Один и тот же оперативник мог с утра «работать» с русским, а после обеда с евреем. И эта способность абстрагироваться от собственных пристрастий объективно безусловно положительная особенность полицейской психологии. Важно — во имя чего происходит абстрагирование. Уже говорил, моя самостоятельная жизнь началась в школе милиции, и, как несостоявшемуся «менту», мне всегда был любопытен и интересен психологический план человека «невидимого фронта»… Но и об этом подробнее в другом месте…
Иной, более существенный нюанс русско-еврейского расклада времен «позднего» социализма: еврейские интеллектуалы, ни в какой коммунизм давно не верящие, активно «подыгрывали» русско-советскому марксизму, видя в нем защиту от эскалации антисемитизма; русские интеллектуалы, столь же не верящие в коммунизм, марксизму подыгрывали из двух основных соображений: противореча всякой форме национализации бытия, марксизм как бы онтологически противостоял и сионизму, это во-первых; во-вторых же — Советский Союз до последних дней своего существования был единственным государством в «западном» мире, где национальный капитал не принадлежал евреям.
Кто выиграл, кто проиграл в итоге всех этих занимательных и вполне безопасных игр? Из анекдота середины девяностых: «…Гусинский, Березовский, Смоленский и не примкнувший к ним Абрамович…»
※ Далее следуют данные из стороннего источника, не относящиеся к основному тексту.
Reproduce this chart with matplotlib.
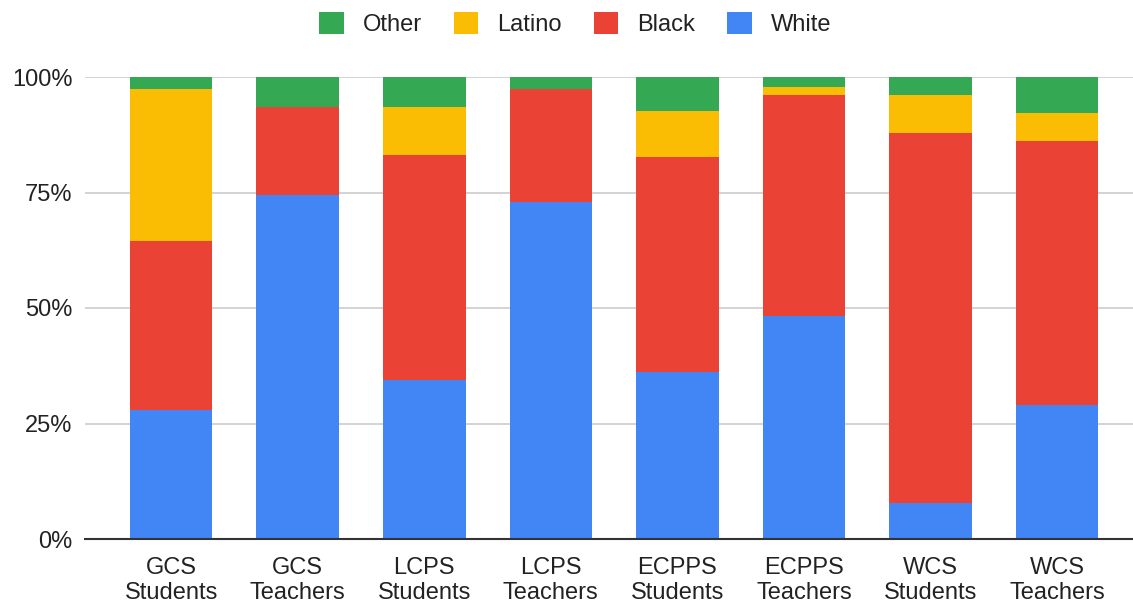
import numpy as np
import matplotlib.pyplot as plt

plt.rcParams["font.family"] = ["Liberation Sans", "DejaVu Sans"]

labels = ["GCS\nStudents", "GCS\nTeachers", "LCPS\nStudents", "LCPS\nTeachers",
          "ECPPS\nStudents", "ECPPS\nTeachers", "WCS\nStudents", "WCS\nTeachers"]
white = [27.9, 74.4, 34.4, 73.0, 36.1, 48.3, 7.7, 29.1]
black = [36.5, 19.2, 48.8, 24.5, 46.5, 47.9, 80.2, 57.1]
latino = [33.1, 0.0, 10.4, 0.0, 10.0, 1.7, 8.3, 6.1]
other = [2.5, 6.4, 6.4, 2.5, 7.4, 2.1, 3.8, 7.7]

series = [("White", white, "#4285F4"), ("Black", black, "#EA4335"),
          ("Latino", latino, "#FBBC04"), ("Other", other, "#34A853")]

W, H = 1133, 606
fig = plt.figure(figsize=(W / 100, H / 100), dpi=100)
ax = fig.add_axes([85 / W, 1 - 539 / H, 1 - 85 / W, (539 - 77) / H])

x = np.arange(len(labels))
bottom = np.zeros(len(labels))
handles = {}
for name, vals, col in series:
    v = np.array(vals) / 100
    b = ax.bar(x, v, 0.652, bottom=bottom, color=col, label=name, zorder=2)
    handles[name] = b
    bottom += v

ax.set_xlim(-0.681, 7.60)
ax.set_ylim(0, 1)
ax.set_yticks([0, 0.25, 0.5, 0.75, 1.0])
ax.set_yticklabels(["0%", "25%", "50%", "75%", "100%"])
ax.set_xticks(x)
ax.set_xticklabels(labels, linespacing=1.15)
ax.tick_params(axis="both", length=0, labelsize=17, colors="#222222")
ax.tick_params(axis="y", pad=9)
ax.tick_params(axis="x", pad=13)
for s in ax.spines.values():
    s.set_visible(False)
ax.grid(axis="y", color="#cccccc", lw=1.2, zorder=0)
ax.set_axisbelow(True)
ax.axhline(0, color="#333333", lw=1.5, zorder=3, clip_on=False)

order = ["Other", "Latino", "Black", "White"]
fig.legend([handles[n] for n in order], order, loc="center",
           bbox_to_anchor=(575 / W, 1 - 24 / H), ncol=4, frameon=False,
           fontsize=17, handlelength=1.05, handleheight=1.05,
           handletextpad=0.8, columnspacing=1.35, labelcolor="#222222")

fig.savefig("out.png", dpi=100)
А в конце шестидесятых в политлагере под номером 11 была популярна другая шутка, правда, без злости или иных недобрых чувств: «…Ронкин, Смолкин, Иоффе и Золиксон…» Это члены самой крупной и, безусловно, самой профессиональной марксистской подпольной организации из города Ленинграда. Ничего дурного сказать об этих людях не хочу. Борцы за социализм, искренне верящие в то, что в Советском Союзе и нужно, и можно заменить диктатуру буржуазии подлинной диктатурой пролетариата, все они достойно отсидели свои сроки, и (по крайней мере, насколько мне известно) ни один из них нынче не висит, вцепившись зубами, ни в пирог власти, ни в финансовый пирог.
Но вот чуть позже, кажется в семидесятом, «пришла» в зоны другая молодежная еврейская группа — из города Рязани. В нашу «малую семнадцатую» попал самый молодой из группы. К сожалению, помню только имя — Шиман. То был уже совсем иной типаж. А. Синявский как-то говорил: «Евреи — это жемчуг, рассыпанный по миру». Так вот, эти мальчики из Рязани свою «жемчужность» осознавали вполне.
«Когда-то мы научили вас торговать. Придет время, и мы научим вас демократии». Я тогда спросил: «Сколь же глубоко будет демократическое бурение нашей русской твердолобости?» Вдохновенно-пророчески глядя мне в глаза и уже зная, что до ареста я работал директором школы, юный мессианец ответил: «Ну, к примеру, директоров школ будут выбирать ученики».
Руководитель этой группы, некто по фамилии Вутка, в программном документе объяснял «историческое уродство» Российского государства: оказывается, все дело в том, что на территории России не было строительного камня. Соответственно, не было замков и вообще нормальной эпохи Средневековья, когда выковывалось чувство личного человеческого достоинства. Отсюда всеобщая рабская психология и все из того проистекающее.
Позже в Москве, в 1970-х, я вдоволь наслушаюсь и начитаюсь подобных импровизаций в более профессиональном исполнении.